The future of business is a future of transceivers. A transceiver is a device that both transmits and receives. The term itself dates from the 1920s. It may seem odd to speak about the future using 90-year-old terminology. But the word “wireless” dates from that same decade – and it seems that the potential of wireless and transceivers is only just now being realized.

The concept of a transceiver is meant to provoke fresh thinking about digital environments and digital competition. We are approaching a state where computing and connectivity will be so cheap and so ubiquitous, that every person and every significant object will be continuously networked together. Our current terminology is inadequate to describe this state. The term “digital” itself, although I find it indispensable, is overly associated with marketing. “Internet of Things” (IoT) is too big and too vague, and doesn’t suggest specifics. (IoT reminds me of the guru’s assertion that “All is one” – ok, all very well, but what do we do now?)
Thinking of objects as transceivers, conversely, brings this strange new world to life. In the world we are entering, people and things will be outfitted with sensors, processors, and connectivity at all times. Both will effectively become full-time transceivers, each with active and passive modes of transmitting, and active and passive modes of receiving. This state will entail an unprecedented ability to measure, analyze, predict or redirect physical action.
It is this ongoing interaction with the physical world that separates “digital,” this age of the transceiver, from what I have elsewhere called clerical IT. From the perspective of this digital future, the “information age” will look like a primitive period of electronic bookkeeping. Gartner makes a similar point in its book Digital to the Core: digital business is “the creation of new business designs by blurring the digital and physical worlds.”
This blurring has three major categories of implications: transactional, analytical, and trust-related. The transactional implications are that we will be able to optimize and redirect action in the physical world more efficiently and effectively than ever before.
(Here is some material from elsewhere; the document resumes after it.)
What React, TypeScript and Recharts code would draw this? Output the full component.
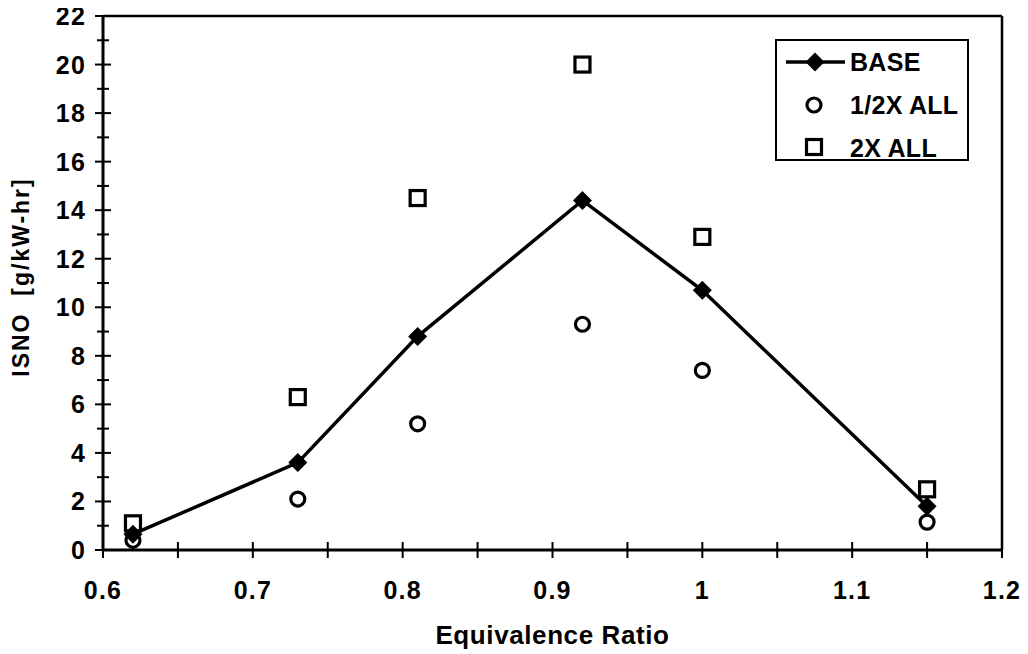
import {
  ScatterChart, Scatter, XAxis, YAxis, ReferenceLine,
} from 'recharts';

const phi = [0.62, 0.73, 0.81, 0.92, 1.0, 1.15];
const baseNo = [0.65, 3.6, 8.8, 14.4, 10.7, 1.8];
const halfNo = [0.4, 2.1, 5.2, 9.3, 7.4, 1.15];
const doubleNo = [1.1, 6.3, 14.5, 20.0, 12.9, 2.5];

const xTicks = [0.6, 0.65, 0.7, 0.75, 0.8, 0.85, 0.9, 0.95, 1, 1.05, 1.1, 1.15, 1.2];
const xTickLabels = ['0.6', '', '0.7', '', '0.8', '', '0.9', '', '1', '', '1.1', '', '1.2'];
const yTicks = [0, 1, 2, 3, 4, 5, 6, 7, 8, 9, 10, 11, 12, 13, 14, 15, 16, 17, 18, 19, 20, 21, 22];
const yTickLabels = yTicks.map((v) => (v % 2 === 0 ? String(v) : ''));

const seriesNames = ['BASE', '1/2X ALL', '2X ALL'];

const FONT = '"Liberation Sans", Arial, sans-serif';
const INK = '#000';

const toPoints = (ys: number[]) => phi.map((x, i) => ({ x, y: ys[i] }));

const Diamond = ({ cx, cy }: any) => (
  <path d={`M${cx},${cy - 9.5} L${cx + 9.5},${cy} L${cx},${cy + 9.5} L${cx - 9.5},${cy} Z`} fill={INK} />
);

const Ring = ({ cx, cy }: any) => (
  <circle cx={cx} cy={cy} r={7} fill="none" stroke={INK} strokeWidth={3.2} />
);

const Box = ({ cx, cy }: any) => (
  <rect x={cx - 7.5} y={cy - 7.5} width={15} height={15} fill="none" stroke={INK} strokeWidth={3.2} />
);

const XTick = ({ x, y, index }: any) => {
  const label = xTickLabels[index];
  return (
    <g>
      <line x1={x} x2={x} y1={y - 8} y2={y + 8} stroke={INK} strokeWidth={2} />
      {label && (
        <text x={x} y={y + 49} textAnchor="middle" fontFamily={FONT} fontWeight="bold"
          fontSize={25} letterSpacing={1.2} fill={INK}>
          {label}
        </text>
      )}
    </g>
  );
};

const YTick = ({ x, y, index }: any) => {
  const label = yTickLabels[index];
  return (
    <g>
      <line x1={x - (label ? 8 : 6)} x2={x + (label ? 8 : 6)} y1={y} y2={y} stroke={INK} strokeWidth={2} />
      {label && (
        <text x={x - 17} y={y + 9} textAnchor="end" fontFamily={FONT} fontWeight="bold"
          fontSize={25} letterSpacing={1.2} fill={INK}>
          {label}
        </text>
      )}
    </g>
  );
};

const XTitle = ({ viewBox }: any) => (
  <text x={viewBox.x + viewBox.width / 2} y={viewBox.y + 94} textAnchor="middle"
    fontFamily={FONT} fontWeight="bold" fontSize={26} letterSpacing={0.6} fill={INK}>
    Equivalence Ratio
  </text>
);

const YTitle = ({ viewBox }: any) => {
  const cx = viewBox.x + 13;
  const cy = viewBox.y + viewBox.height / 2 - 6;
  return (
    <text x={cx} y={cy} transform={`rotate(-90, ${cx}, ${cy})`} textAnchor="middle"
      dominantBaseline="central" fontFamily={FONT} fontWeight="bold" fontSize={23}
      letterSpacing={2} fill={INK}>
      {'ISNO\u00a0\u00a0[g/kW-hr]'}
    </text>
  );
};

const LegendBox = () => (
  <div style={{
    position: 'absolute', left: 767, top: 31, width: 190, height: 118,
    border: '2px solid #000', background: '#fff',
  }}>
    <svg width={190} height={118} style={{ overflow: 'visible' }}>
      <line x1={9} x2={68} y1={21} y2={21} stroke={INK} strokeWidth={3.5} />
      <Diamond cx={38} cy={21} />
      <Ring cx={37} cy={64} />
      <Box cx={37} cy={106} />
      {seriesNames.map((name, i) => (
        <text key={name} x={73} y={30 + i * 43} fontFamily={FONT} fontWeight="bold"
          fontSize={25} letterSpacing={0.3} fill={INK}>
          {name}
        </text>
      ))}
    </svg>
  </div>
);

export default function App() {
  return (
    <div style={{ position: 'relative', width: 1020, height: 646 }}>
      <style>{'.recharts-surface { overflow: visible; }'}</style>
      <ScatterChart width={1020} height={646} margin={{ top: 8, right: 26, bottom: 4, left: 0 }}>
        <XAxis
          type="number"
          dataKey="x"
          domain={[0.6, 1.2]}
          ticks={xTicks}
          interval={0}
          height={100}
          tickSize={0}
          tickMargin={0}
          tickLine={false}
          tick={<XTick />}
          axisLine={{ stroke: INK, strokeWidth: 3 }}
          label={<XTitle />}
        />
        <YAxis
          type="number"
          dataKey="y"
          domain={[0, 22]}
          ticks={yTicks}
          interval={0}
          width={95}
          tickSize={0}
          tickMargin={0}
          tickLine={false}
          tick={<YTick />}
          axisLine={{ stroke: INK, strokeWidth: 3 }}
          label={<YTitle />}
        />
        <ReferenceLine y={22} stroke={INK} strokeWidth={2.5} />
        <ReferenceLine x={1.2} stroke={INK} strokeWidth={2.5} />
        <Scatter name="1/2X ALL" data={toPoints(halfNo)} shape={<Ring />} isAnimationActive={false} />
        <Scatter name="2X ALL" data={toPoints(doubleNo)} shape={<Box />} isAnimationActive={false} />
        <Scatter
          name="BASE"
          data={toPoints(baseNo)}
          line={{ stroke: INK, strokeWidth: 3.5 }}
          lineType="joint"
          shape={<Diamond />}
          isAnimationActive={false}
        />
      </ScatterChart>
      <LegendBox />
    </div>
  );
}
The analytical implications are that every request and every response will generate a trail of data, which we will be able to study from the standpoint of the past (historical analysis), the present (real-time intervention), or future (predictive analytics). Lastly, the trust-related implications are that everything that occurs will be infinitely traceable and something we can later audit. We tend to focus solely on the dystopian aspects of traceability that threaten privacy. What we miss is that traceability defines and creates trust relationships.[1]
These are the dimensions in which the transceiver redefines the competitive field. Companies caught up in the last phase of Internet innovation – “Let’s put it online” or even “Let’s put it on a mobile device – are stuck in the assumptions of clerical IT. They are missing the broader implications of digital, as are those who believe digital is just another marketing channel.
[1] An Uber driver, for example, would be foolish to use Uber to pick up and rob passengers, since there would be a record of the driver, the passenger, their interaction, and the route taken. Surely some Uber drivers have already made this foolish mistake – but of course, inherent foolishness has never been a pure deterrent for everyone in every circumstance.